Shaikh Salman Fifa bid backed 

By PATRICK SALOMON in Kuwait City

TOP Asian soccer nations were yesterday united in voicing their support for Bahrain's Shaikh Salman bin Ebrahim Al Khalifa in his bid for the West Asia seat on the Fifa Executive Committee.

Shaikh Salman is running against Asian Football Confederation (AFC) president Mohammed bin Hammam for the prestigious post.

Up to 20 nations from across the continent are known to be behind the Bahrain Football Association (BFA) chief. Shaikh Salman's biggest supporters include Japan, Korea, Malaysia, and most recently Saudi Arabia and Kuwait.

Saudi and Kuwait officially announced their support of Shaikh Salman yesterday alongside East Asian Football Federation general secretary Takeo Okada from Japan, who spoke on behalf of Shaikh Salman's supporters during a Press conference at the Courtyard by Marriott Hotel in Kuwait City.

Saudi was represented by Saudi Arabia Football Federation vice-president Prince Nawaf bin Faisal while Kuwait was represented by Olympic Council of Asia (OCA) president and Kuwait Football Association head Shaikh Ahmad Al Fahad Al Sabah. Shaikh Ahmad added that the OCA is also in full support of Bahrain's candidature.

Okada revealed that there are presently nine countries from East Asia who have confirmed to be behind the 43-year-old Bahraini, along with another four each from west and southeast Asia and three from central Asia.

Many others are also known to support Shaikh Salman, boosting his chance of winning the Fifa seat, which will be decided in an election that will take place during the AFC Congress on May 8 in Kuala Lumpur.

"My confidence is very high," Shaikh Salman told the media. "As I've said from the beginning, I wouldn't have taken this step without studying it very well."

Shaikh Salman's supporters look to him as the person who can end growing concerns about bin Hammam's alleged mismanagement of the AFC, and it is believed that a win for him will severely undermine the incumbent Asian president.

Shaikh Salman's election campaign is appropriately named 'Asia for Change', as he envisions 'a united AFC' serving continental football and assisting in its development.

Okada raised several key points yesterday as he spoke of his support for Shaikh Salman. They included objections to changes bin Hammam has proposed - namely the relocation of the AFC headquarters to outside Malaysia, the signing of a 12-year contract that would end in 2020 with possible marketing partners World Sport Group, and amendments to AFC statutes that would eventually disqualify Shaikh Salman's executive committee candidacy.

"We must change the current situation of the AFC and the mismanagement of the AFC president, in order to have better prosperity for the future," Okada said.

Shaikh Salman added: "I know this split in Asia has of course had an impact on my nomination, and I think that's why you see so much support and so many positive signs everywhere in Asia.

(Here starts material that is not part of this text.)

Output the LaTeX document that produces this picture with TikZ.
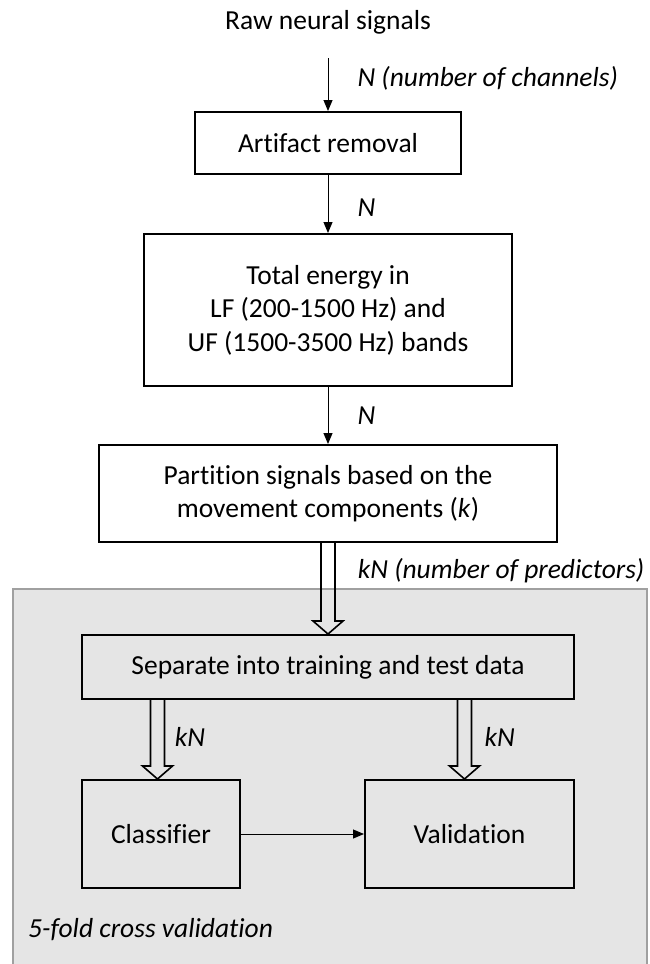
\documentclass[tikz,border=0pt]{standalone}
\usepackage{fontspec}
\setmainfont{Carlito}[Ligatures={NoCommon, NoContextual}]
\usepackage{xcolor}
\usetikzlibrary{arrows.meta, positioning, calc}
\definecolor{panelgray}{HTML}{E5E5E5}
\definecolor{panelline}{HTML}{A0A0A0}
\newcommand{\figfont}{\fontsize{27.5pt}{33.5pt}\selectfont}
\tikzstyle{block} = [rectangle, draw, line width=2pt, align=center,
    inner sep=0pt, font=\figfont]
\tikzstyle{txt} = [inner sep=0pt, font=\figfont]
\tikzstyle{lbl} = [inner sep=0pt, font=\figfont\itshape]
\tikzstyle{arrow} = [-{Triangle[length=11pt, width=9pt]}, line width=1pt]
\tikzstyle{fat} = [draw, line width=1.6pt, line join=miter]
\tikzstyle{panel} = [fill=panelgray, draw=panelline, line width=2pt]
% hollow arrow: from, to, label options, label text
\newcommand{\fatarrow}[4]{%
  \draw[fat] let \p1=(#1), \p2=(#2) in
    (\x2-7pt,\y1) -- (\x2-7pt,\y2+13pt) -- (\x2-15pt,\y2+13pt) -- (\x2,\y2)
    -- (\x2+15pt,\y2+13pt) -- (\x2+7pt,\y2+13pt)
    -- node[lbl, anchor=west, #3] {#4} (\x2+7pt,\y1);}

\begin{document}
\begin{tikzpicture}
    \useasboundingbox (0,0) rectangle (649pt,-964pt);
    % Cross validation panel
    \draw[panel] (13pt,-589pt) rectangle (647pt,-990pt);

    % Pipeline
    \node[txt] (raw) at (328pt,-22pt) {Raw neural signals};
    \coordinate (rawout) at (328pt,-58pt);
    \node[block, below=53pt of rawout, minimum width=266pt, minimum height=62pt] (artifact) {Artifact removal};
    \node[block, below=58pt of artifact, minimum width=368pt, minimum height=152pt] (energy) {Total energy in\\LF (200-1500 Hz) and\\UF (1500-3500 Hz) bands};
    \node[block, below=57pt of energy, minimum width=458pt, minimum height=97pt] (partition) {Partition signals based on the\\movement components (\textit{k})};
    \node[block, below=91pt of partition, minimum width=492pt, minimum height=64pt] (separate) {Separate into training and test data};
    \node[block, below right=79pt and 0pt of separate.south west, minimum width=158pt, minimum height=108pt] (classifier) {Classifier};
    \node[block, below left=79pt and 0pt of separate.south east, minimum width=209pt, minimum height=108pt] (validation) {Validation};

    \draw[arrow] (rawout) -- node[lbl, pos=0.38, anchor=west, xshift=29pt] {N (number of channels)} (artifact);
    \draw[arrow] (artifact) -- node[lbl, pos=0.57, anchor=west, xshift=29pt] {N} (energy);
    \draw[arrow] (energy) -- node[lbl, pos=0.5, anchor=west, xshift=29pt] {N} (partition);
    \draw[arrow] (classifier) -- (validation);

    \fatarrow{partition.south}{separate.north}{pos=0.65, xshift=22pt}{kN (number of predictors)}
    \fatarrow{separate.south}{[xshift=-3.5pt]classifier.north}{pos=0.44, xshift=9.6pt}{kN}
    \fatarrow{separate.south}{[xshift=-5pt]validation.north}{pos=0.44, xshift=12.4pt}{kN}

    % Panel caption
    \node[lbl, anchor=west] (cv) at (28pt,-930pt) {5-fold cross validation};
\end{tikzpicture}
\end{document}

"The time is right to change the direction of the AFC. I believe that too many power and political games are affecting the harmony of Asian football, when the only game that should matter is the one taking place on the pitches.

"As leaders in our sport, we must never lose sight of the fact that we are first and foremost servants of the game, at all levels, and in all corners of the Asian continent."

Shaikh Salman's candidacy for the Fifa Executive Committee is the first challenge against bin Hammam for the West Asia seat.

The Qatari has held it, unopposed, since 1996. Bin Hammam has been accused of running the AFC in an authoritarian and dictatorial style. Should he lose the upcoming election, he has threatened to quit as AFC president.

Shaikh Salman reiterated yesterday that he is not interested in taking over the AFC presidency. "I have no intention of running for it," he said. "Whether the existing president stays or he doesn't, it doesn't matter to me. My sole intention and concentration is winning on May 8."

Among the other Asian countries known to support Shaikh Salman are China, Hong Kong, Syria, Turkmenistan, Tajikistan, Kyrgyzstan, and Vietnam.